Subject: kern/22972: signal related problem
To: None <gnats-bugs@gnats.NetBSD.org>
From: None <manu@netbsd.org>
List: netbsd-bugs
Date: 09/27/2003 10:11:15
>Number: 22972
>Category: kern
>Synopsis: signal related problem
>Confidential: no
>Severity: serious
>Priority: high
>Responsible: kern-bug-people
>State: open
>Class: sw-bug
>Submitter-Id: net
>Arrival-Date: Sat Sep 27 10:12:00 UTC 2003
>Closed-Date:
>Last-Modified:
>Originator: Emmanuel Dreyfus
>Release: NetBSD-current/macppc
>Organization:
The NetBSD Project
>Environment:
don't have it at hands yet
>Description:
I observed the problem with pkgsrc/mail/jchkmail. On NetBSD-1.6.1/macppc it works fine. On NetBSD-current/macppc, it will fork two threads (which is the normal behaviour) and then one of the two threads die. In the log, you can find a "SUPERVISOR DIED?" message.

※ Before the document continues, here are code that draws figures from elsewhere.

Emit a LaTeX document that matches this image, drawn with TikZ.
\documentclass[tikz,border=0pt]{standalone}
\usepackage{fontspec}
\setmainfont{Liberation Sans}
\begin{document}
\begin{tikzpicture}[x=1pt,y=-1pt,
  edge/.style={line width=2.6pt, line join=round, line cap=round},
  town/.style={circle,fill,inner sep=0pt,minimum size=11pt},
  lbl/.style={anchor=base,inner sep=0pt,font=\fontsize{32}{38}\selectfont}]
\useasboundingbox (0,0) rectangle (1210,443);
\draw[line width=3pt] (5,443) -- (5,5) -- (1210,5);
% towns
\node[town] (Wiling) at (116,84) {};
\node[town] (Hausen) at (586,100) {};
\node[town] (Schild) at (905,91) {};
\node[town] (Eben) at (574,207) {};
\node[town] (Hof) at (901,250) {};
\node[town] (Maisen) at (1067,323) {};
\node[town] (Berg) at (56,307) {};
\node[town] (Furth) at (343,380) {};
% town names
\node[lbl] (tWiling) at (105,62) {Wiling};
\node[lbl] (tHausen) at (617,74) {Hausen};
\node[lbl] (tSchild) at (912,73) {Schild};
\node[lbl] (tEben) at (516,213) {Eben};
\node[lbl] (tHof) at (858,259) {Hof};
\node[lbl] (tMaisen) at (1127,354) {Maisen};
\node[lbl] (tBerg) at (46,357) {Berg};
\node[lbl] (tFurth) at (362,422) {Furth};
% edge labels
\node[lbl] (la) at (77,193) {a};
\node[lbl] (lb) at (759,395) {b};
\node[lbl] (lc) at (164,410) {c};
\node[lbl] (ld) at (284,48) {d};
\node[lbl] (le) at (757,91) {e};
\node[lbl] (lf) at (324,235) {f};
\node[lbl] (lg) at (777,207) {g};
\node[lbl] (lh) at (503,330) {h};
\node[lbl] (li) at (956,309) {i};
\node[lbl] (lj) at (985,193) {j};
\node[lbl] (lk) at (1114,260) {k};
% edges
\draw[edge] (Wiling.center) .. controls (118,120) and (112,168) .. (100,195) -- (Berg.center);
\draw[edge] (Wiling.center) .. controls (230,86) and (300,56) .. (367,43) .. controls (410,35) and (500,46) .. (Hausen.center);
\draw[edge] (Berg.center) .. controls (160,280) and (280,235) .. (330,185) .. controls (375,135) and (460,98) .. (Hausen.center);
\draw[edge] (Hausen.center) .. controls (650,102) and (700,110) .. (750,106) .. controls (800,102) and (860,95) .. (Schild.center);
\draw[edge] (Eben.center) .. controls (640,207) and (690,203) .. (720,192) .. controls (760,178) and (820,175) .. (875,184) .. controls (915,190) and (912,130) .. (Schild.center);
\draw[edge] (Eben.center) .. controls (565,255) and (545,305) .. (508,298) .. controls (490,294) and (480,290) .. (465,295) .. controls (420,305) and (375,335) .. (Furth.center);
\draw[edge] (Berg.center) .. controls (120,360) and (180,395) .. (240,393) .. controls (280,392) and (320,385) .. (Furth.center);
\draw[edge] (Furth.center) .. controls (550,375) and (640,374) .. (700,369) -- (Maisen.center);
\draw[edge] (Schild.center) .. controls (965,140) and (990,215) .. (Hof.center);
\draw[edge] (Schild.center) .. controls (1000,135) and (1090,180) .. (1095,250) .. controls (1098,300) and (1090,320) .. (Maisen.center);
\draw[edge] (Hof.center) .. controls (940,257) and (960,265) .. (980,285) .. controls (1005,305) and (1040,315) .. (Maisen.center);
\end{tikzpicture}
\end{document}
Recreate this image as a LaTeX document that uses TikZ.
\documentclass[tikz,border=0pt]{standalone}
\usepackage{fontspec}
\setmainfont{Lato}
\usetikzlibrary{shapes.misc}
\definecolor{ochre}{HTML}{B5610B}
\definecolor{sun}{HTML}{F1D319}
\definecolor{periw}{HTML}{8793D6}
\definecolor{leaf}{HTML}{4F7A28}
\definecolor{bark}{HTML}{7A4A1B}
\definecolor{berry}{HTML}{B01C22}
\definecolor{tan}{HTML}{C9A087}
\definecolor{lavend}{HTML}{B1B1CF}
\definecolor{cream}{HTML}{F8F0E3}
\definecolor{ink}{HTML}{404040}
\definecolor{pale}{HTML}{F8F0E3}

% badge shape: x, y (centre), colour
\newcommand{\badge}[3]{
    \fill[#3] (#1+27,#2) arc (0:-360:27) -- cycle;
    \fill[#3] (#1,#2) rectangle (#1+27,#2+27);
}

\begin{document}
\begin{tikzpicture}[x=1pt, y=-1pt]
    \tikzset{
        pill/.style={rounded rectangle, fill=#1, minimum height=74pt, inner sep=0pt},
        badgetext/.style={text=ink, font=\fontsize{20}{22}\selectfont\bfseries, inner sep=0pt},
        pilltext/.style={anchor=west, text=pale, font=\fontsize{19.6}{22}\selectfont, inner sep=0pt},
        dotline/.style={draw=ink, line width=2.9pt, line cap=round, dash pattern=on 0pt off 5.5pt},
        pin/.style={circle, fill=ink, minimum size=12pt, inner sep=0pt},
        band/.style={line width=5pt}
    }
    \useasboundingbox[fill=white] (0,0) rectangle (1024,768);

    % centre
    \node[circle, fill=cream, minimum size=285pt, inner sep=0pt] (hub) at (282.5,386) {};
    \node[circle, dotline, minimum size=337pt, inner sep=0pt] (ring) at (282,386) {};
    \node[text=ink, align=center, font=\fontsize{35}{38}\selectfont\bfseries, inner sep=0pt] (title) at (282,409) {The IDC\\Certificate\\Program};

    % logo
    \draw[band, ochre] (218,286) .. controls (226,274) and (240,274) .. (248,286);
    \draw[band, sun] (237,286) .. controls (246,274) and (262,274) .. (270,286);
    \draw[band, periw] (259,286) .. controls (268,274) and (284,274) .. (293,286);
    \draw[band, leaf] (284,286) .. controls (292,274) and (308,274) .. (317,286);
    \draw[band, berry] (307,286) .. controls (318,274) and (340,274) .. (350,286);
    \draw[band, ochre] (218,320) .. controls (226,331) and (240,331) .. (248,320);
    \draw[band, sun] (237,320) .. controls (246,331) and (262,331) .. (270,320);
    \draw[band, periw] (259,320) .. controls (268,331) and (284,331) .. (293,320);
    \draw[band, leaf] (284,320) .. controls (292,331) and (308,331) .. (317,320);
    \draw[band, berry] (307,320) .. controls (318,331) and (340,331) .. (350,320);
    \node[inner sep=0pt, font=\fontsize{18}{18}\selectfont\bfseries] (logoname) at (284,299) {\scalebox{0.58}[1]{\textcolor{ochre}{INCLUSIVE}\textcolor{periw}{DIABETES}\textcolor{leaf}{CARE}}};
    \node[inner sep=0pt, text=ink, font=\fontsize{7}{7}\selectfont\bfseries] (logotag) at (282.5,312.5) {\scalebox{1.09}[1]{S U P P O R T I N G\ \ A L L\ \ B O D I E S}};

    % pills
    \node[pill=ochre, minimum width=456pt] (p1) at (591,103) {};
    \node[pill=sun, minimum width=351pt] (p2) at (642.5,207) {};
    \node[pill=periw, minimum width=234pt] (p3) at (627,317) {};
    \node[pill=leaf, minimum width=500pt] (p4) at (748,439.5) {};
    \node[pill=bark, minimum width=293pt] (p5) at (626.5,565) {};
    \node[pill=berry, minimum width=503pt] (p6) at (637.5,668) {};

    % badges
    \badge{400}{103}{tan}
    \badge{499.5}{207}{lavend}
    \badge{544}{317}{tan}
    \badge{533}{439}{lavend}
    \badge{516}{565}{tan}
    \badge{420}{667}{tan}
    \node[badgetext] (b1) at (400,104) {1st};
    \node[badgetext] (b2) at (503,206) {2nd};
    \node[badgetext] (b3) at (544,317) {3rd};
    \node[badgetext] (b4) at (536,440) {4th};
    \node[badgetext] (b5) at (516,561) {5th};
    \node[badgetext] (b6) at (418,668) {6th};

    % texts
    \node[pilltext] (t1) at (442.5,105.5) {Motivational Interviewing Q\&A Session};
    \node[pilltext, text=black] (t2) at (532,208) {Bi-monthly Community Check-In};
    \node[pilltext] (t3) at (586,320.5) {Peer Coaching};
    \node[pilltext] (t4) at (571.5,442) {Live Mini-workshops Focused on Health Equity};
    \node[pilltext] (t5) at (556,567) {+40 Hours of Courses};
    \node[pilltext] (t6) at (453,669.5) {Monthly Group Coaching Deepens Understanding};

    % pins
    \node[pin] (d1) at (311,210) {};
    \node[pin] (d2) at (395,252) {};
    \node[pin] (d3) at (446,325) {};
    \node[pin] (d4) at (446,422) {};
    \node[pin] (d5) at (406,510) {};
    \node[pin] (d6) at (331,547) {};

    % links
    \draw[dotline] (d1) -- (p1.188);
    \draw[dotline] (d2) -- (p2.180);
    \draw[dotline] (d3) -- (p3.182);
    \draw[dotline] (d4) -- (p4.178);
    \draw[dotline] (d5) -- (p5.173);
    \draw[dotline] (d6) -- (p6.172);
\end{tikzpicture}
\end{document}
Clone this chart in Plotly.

I has not been able to track down the problem to a simple program yet, so here is the story with jchkmail sources:
in src/j-main.c:709 is the following function call:
sleep (DT_ALARM);
If we add a syslog(LOG_DEBUG, "before sleep") ans syslog(LOG_DEBUG, "after sleep") around this sleep() call, we discover that after a short time, the program enters sleep() but never leave it.
When this happens, the program got a SIGALRM and entered j_father_sig_handler() in the same file, line 328. After this signal handler returns, we can see with ps -axl that the program is sleeping in "select", whereas we would exepct "nanosleep".
In my opinion, the signal handler threw us somewhere else. I see no code that could corrupt the stack in the signal handler, it only calls signal() and syslog() when it receive a SIGALRM.
>How-To-Repeat:
cd /usr/pkgsrc/mail/jchkmail
make install
/usr/pkg/etc/rc.d/jchkmail start
>Fix:
None known yet.
>Release-Note:
>Audit-Trail:
>Unformatted: